Seperti yang terjadi pada kisah anak Gubernur Mesir Amru bin Ash yang mengikuti sayembara pacuan kuda. Merasa sebagai anak gubernur Mesir, putra Amru mengklaim lebih berhak menjadi juara, sedangkan lawannya yang berasal dari kalangan rakyat biasa pun tentu tidak menerima hal itu karena dinilai tidak adil. Merasa lebih berpengaruh, putra Amru bin Ash itu kemudian memukul lawannya dan ia berkata, “Terimalah ini sebagai hadiah bagi siapapun yang berani terhadap anak gubernur!” Berita ini pun terdengar hingga ke telinga khalifah, dan menjadikan beliau sangat marah.
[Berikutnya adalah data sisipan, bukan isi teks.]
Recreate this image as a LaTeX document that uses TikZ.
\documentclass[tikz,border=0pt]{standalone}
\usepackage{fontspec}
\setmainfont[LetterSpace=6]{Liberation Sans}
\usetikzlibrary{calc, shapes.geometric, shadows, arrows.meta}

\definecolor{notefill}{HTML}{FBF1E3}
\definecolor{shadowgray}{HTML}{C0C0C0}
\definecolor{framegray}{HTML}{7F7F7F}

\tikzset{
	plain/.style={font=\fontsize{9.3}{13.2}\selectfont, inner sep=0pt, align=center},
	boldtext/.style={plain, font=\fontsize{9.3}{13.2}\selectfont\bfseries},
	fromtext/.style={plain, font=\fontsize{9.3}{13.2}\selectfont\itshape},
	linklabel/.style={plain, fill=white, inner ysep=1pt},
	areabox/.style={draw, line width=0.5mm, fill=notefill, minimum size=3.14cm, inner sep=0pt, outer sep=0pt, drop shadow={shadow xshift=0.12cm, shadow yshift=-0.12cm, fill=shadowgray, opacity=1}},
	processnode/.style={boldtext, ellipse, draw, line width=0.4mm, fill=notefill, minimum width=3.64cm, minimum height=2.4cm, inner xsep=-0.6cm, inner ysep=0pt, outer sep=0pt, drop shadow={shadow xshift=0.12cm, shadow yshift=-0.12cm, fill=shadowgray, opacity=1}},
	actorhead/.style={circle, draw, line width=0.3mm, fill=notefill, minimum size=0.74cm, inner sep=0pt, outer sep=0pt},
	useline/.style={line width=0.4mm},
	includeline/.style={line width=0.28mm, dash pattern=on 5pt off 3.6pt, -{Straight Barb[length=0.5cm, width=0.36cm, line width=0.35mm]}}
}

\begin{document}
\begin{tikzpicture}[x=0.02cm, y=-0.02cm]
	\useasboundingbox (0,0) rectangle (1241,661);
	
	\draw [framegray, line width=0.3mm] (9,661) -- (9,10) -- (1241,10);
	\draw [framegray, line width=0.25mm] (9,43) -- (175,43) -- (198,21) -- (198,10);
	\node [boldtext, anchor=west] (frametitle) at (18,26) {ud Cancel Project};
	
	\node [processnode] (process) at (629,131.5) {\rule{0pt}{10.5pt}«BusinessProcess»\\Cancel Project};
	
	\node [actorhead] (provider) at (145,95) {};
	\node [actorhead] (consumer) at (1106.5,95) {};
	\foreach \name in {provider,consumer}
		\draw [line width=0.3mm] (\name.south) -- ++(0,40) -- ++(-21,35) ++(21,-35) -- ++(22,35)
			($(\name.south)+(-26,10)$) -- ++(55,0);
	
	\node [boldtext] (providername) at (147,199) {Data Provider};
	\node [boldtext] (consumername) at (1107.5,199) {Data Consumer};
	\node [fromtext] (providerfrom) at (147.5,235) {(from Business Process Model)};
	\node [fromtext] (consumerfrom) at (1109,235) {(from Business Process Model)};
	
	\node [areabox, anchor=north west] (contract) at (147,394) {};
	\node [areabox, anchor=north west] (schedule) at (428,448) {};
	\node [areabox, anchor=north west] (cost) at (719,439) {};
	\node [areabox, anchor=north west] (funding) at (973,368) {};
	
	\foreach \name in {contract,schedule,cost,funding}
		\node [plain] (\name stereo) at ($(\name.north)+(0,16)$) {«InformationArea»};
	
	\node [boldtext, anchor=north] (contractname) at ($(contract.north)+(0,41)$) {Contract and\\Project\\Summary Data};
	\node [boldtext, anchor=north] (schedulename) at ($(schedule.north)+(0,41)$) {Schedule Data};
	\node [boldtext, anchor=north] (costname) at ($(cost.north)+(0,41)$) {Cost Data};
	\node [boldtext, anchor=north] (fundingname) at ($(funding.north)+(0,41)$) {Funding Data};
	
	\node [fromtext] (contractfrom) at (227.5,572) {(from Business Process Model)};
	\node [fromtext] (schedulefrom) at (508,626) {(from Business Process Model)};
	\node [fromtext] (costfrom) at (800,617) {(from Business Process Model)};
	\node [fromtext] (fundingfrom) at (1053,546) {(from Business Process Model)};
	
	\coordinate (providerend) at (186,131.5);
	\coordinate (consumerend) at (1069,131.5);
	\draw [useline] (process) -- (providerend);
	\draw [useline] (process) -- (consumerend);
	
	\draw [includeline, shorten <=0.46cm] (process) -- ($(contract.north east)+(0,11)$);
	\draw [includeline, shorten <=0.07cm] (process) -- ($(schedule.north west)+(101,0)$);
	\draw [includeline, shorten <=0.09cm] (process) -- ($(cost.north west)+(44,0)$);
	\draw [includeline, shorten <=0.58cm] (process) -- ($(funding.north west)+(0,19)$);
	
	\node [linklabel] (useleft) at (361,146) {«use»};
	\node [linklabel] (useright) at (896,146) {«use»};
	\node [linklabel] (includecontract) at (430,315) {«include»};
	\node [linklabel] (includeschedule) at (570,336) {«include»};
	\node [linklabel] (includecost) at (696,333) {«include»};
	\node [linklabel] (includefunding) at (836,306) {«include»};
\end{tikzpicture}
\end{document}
Amru bin Ash dan putranya itu pun dipanggil menuju Madinah. Pemuda Mesir yang dipukul itu disuruhnya untuk membalas dengan tindakan serupa. Bagi Umar, hal itu penting agar menjadi pelajaran bagi siapapun untuk tidak main-main terhadap rakyat. Beliau pun berkata, “Atas dasar apa kamu memukulnya, sedangkan ibu sang pemuda itu telah melahirkan dia dalam keadaan yang merdeka!?”.
Begitulah pemimpin yang lahir dalam sistem Islam dan menerapkan syariat-Nya, dengan serangkaian pedoman yang tentu saja sempurna tanpa cela, berbeda dengan hukum buatan manusia yang banyak rusak dan cela nya, dan lebih banyak menyakiti hati rakyat.